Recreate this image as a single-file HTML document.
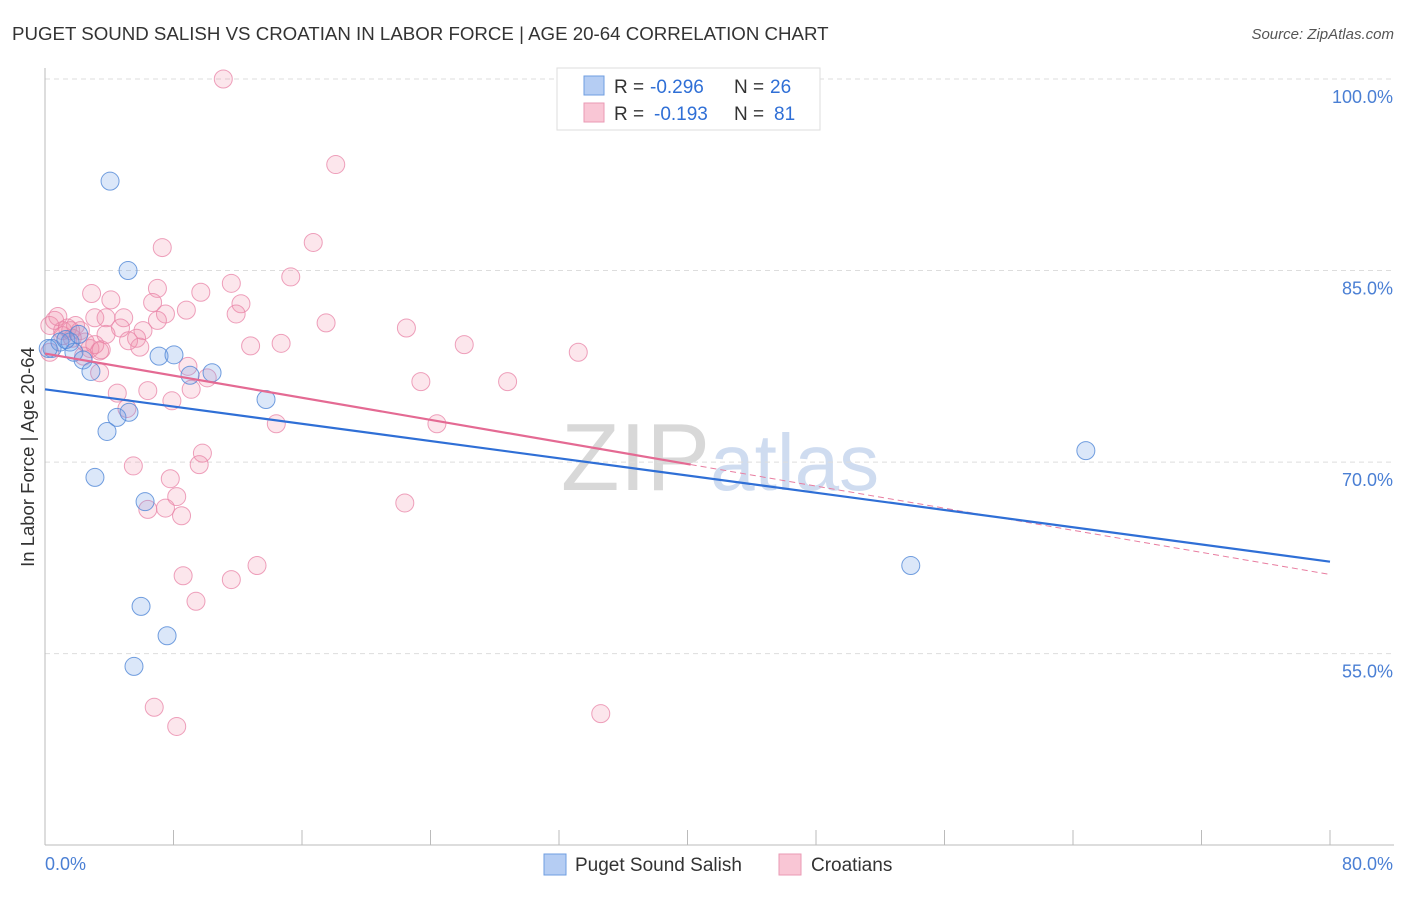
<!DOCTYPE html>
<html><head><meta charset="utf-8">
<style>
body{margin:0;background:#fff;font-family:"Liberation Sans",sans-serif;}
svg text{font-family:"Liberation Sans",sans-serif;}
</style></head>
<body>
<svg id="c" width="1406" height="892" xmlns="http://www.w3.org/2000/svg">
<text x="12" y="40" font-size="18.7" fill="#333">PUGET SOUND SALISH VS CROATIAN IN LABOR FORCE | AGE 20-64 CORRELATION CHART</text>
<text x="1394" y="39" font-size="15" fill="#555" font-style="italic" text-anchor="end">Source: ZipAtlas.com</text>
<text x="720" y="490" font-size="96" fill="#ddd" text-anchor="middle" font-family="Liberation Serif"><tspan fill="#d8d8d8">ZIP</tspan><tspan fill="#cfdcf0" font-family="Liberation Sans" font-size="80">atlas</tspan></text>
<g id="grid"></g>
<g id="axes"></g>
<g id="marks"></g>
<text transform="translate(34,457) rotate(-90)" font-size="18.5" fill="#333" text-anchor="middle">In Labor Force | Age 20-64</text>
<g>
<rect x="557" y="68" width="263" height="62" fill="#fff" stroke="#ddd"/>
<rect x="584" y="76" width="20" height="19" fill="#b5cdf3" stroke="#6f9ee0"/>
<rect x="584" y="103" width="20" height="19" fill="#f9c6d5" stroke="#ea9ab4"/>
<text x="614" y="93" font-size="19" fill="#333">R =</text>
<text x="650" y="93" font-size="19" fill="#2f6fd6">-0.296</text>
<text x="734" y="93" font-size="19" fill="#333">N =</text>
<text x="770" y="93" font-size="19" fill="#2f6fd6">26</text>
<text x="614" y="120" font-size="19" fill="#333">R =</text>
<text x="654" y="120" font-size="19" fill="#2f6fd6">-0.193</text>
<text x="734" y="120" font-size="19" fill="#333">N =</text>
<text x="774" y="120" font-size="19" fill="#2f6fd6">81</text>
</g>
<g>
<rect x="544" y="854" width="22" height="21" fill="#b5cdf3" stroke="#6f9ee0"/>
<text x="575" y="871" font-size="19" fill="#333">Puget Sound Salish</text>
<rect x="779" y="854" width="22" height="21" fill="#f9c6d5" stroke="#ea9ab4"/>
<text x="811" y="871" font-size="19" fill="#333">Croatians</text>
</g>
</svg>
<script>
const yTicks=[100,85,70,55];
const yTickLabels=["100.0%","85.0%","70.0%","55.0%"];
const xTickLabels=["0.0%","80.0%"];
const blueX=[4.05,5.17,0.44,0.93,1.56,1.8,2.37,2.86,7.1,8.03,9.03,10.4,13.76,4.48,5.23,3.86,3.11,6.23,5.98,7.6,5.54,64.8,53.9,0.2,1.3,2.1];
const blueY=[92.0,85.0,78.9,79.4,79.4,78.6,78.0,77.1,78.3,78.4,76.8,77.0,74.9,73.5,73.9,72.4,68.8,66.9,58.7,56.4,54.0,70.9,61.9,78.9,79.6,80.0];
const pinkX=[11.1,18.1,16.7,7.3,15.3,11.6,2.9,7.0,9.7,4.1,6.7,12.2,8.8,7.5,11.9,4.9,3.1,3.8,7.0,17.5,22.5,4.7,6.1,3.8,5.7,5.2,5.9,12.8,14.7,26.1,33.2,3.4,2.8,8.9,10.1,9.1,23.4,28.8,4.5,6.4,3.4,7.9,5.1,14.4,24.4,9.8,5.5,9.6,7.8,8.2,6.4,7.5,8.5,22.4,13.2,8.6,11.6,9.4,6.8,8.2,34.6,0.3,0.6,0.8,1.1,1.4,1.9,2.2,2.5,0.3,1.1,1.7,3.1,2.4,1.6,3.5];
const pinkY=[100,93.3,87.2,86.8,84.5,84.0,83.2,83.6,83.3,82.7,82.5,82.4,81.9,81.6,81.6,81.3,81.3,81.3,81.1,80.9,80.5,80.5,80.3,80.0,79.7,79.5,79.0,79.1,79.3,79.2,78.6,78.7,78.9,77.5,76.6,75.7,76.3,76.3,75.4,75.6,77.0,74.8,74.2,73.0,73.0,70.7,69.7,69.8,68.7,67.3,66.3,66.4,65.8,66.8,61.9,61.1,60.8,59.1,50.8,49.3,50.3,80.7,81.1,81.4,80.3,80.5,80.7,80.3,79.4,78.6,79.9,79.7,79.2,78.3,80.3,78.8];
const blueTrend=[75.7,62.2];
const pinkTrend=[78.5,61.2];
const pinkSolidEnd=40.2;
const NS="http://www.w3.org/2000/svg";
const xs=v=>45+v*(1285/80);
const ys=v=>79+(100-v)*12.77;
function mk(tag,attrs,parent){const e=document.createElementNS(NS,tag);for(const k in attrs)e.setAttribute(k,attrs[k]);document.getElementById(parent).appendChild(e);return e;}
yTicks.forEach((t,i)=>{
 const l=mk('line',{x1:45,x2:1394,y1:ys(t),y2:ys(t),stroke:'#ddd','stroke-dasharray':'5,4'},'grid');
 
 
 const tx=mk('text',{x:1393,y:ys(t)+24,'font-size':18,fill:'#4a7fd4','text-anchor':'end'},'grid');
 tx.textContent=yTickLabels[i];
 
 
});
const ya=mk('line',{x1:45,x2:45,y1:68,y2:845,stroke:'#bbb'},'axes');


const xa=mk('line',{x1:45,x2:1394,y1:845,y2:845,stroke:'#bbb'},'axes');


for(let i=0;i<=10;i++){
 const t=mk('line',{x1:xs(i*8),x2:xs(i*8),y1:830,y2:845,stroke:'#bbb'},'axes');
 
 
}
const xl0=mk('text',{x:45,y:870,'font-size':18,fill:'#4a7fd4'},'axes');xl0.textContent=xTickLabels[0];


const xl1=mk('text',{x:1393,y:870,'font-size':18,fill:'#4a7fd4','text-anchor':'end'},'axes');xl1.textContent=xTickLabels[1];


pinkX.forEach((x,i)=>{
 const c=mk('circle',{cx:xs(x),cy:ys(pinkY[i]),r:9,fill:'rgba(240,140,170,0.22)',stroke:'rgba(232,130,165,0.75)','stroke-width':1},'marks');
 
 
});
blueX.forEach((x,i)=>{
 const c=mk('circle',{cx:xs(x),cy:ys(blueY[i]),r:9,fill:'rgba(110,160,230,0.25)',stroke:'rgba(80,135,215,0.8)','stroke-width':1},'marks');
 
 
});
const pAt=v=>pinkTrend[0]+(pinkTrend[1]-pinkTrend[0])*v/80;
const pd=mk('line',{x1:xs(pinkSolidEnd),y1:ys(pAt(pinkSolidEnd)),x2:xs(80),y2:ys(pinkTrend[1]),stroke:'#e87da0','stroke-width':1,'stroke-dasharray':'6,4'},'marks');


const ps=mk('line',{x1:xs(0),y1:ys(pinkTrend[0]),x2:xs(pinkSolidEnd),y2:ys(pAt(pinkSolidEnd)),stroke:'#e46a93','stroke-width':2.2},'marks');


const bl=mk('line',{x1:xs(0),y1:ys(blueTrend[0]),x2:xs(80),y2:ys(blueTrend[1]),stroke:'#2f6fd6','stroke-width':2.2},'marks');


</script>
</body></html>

- **PROMPT**
Extract all lines that hold the word "document".

- **REPLY**
Recreate this image as a single-file HTML document.
function mk(tag,attrs,parent){const e=document.createElementNS(NS,tag);for(const k in attrs)e.setAttribute(k,attrs[k]);document.getElementById(parent).appendChild(e);return e;}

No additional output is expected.